Après sa participation en mars dernier au premier salon du dessin contemporain à Paris, Anne Barrault poursuit la défense active d’un médium qui retrouve peu à peu sa place au sein du High-Art.
Quoi de mieux, en effet, que de présenter le travail d’un artiste sévissant dans le monde de la bande dessinée, où l’art graphique constitue un alphabet, pour dynamiser cet élan.
Killoffer travaille généralement en noir, à l’encre de Chine, dont il tire parti pour dégager des zones d’ombre très denses laissant les parties en réserve (blanches donc…) décrire une lumière très franche.
La démarche de cette Récapitulation se révèle un peu différente bien que le travail sur l’intensité des tons de noir soit toujours aussi central. Pas de planches dessinées mais une cinquantaine de dessins individuels au crayon à papier, réalisés spécifiquement dans le but d’être exposés.

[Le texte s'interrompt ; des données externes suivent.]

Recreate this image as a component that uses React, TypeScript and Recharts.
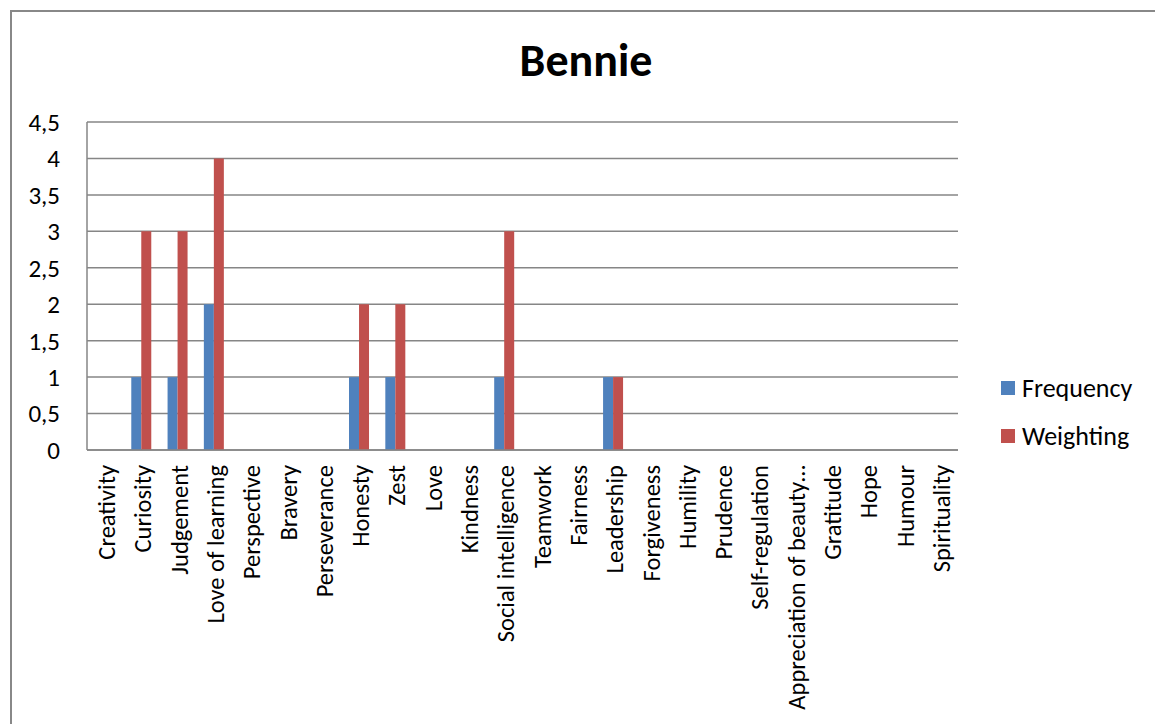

Sous plusieurs thèmes interpénétrables on découvre un esprit surréaliste relevant, semble-t-il parfois, du cadavre exquis. J’en veux pour preuve ce livre interminable comme une limousine de Tex Avery dont la couverture est recouverte de poils, ou cette marmite noire charbon et fumante de laquelle on voit luire le blanc d’un œil torve.
Dans un autre registre plus formel des objets anthropomorphiques font penser à Jean Arp et aux formes «dodues» de la période dite classique de Picasso, alors que certains dessins comme celui de cet homme dont la tête est engloutie par un livre relèvent d’un humour subtil qui appelle une parenté avec les rébus de René Magritte.

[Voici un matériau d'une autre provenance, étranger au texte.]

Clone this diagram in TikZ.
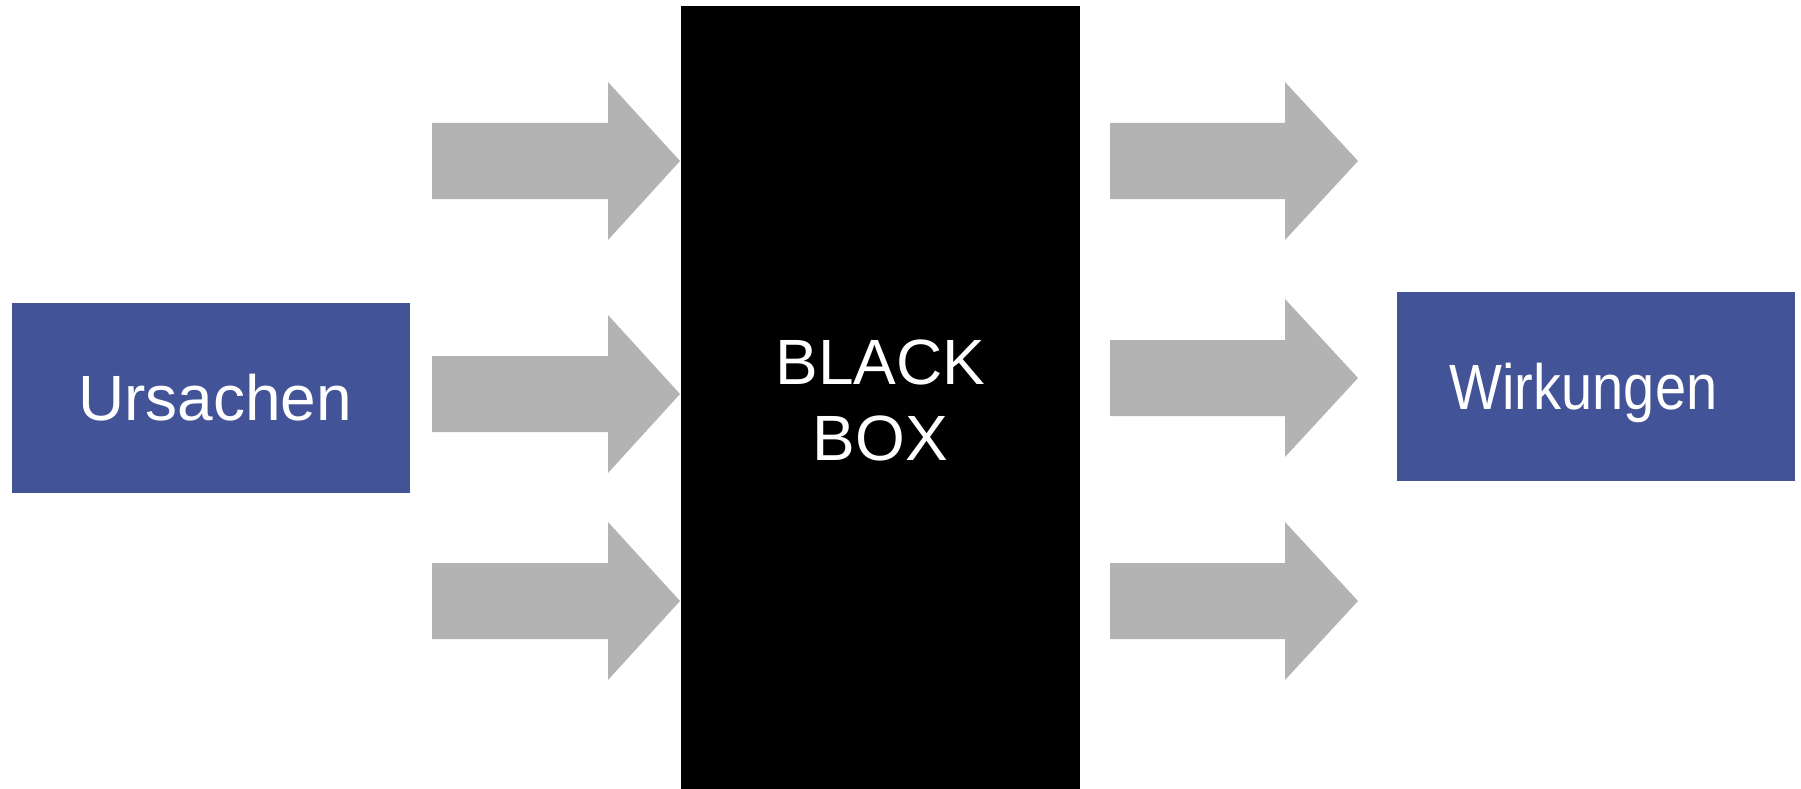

Si une grande maîtrise technique permet à Killoffer de mettre en page ses élucubrations graphiques, sa démarche d’un ludisme stimulant et finalement très plaisant, n’en est pas moins originale.
On désigne la bande dessinée comme le «neuvième art» après le cinéma et la photographie. Or aujourd’hui, sa popularité auprès des collectionneurs d’art commence à s’établir, certaines planches originales atteignant des prix astronomiques en maison de ventes*, la question de sa monstration dans les lieux de l’art contemporain traditionnels se pose donc de plus en plus.
De plus et au-delà de cela, après l’exposition de David Lynch à la Fondation Cartier, ce contexte d’ouverture aux artistes ne provenant pas strictement du milieu de l’art se pose-t-elle comme une tendance?
Aux vus des respirations qu’elles semblent apporter, elles ne peuvent qu’être bénéfiques à l’art contemporain et à son évolution effrénée.
* Le 24 mars 2007, Bleu Sang dessin original à l’acrylique pastel gras et mine de plomb sur vélin de 90 x 63 cm, du créateur de bandes dessinées Enki Bilal s’est vendu chez Artcurial pour le montant record de 177 000 €.
Killoffer
— Sans titre, 2007. 55 dessins inédits en noir et blanc. Mine de plomb. 30 x 21 cm.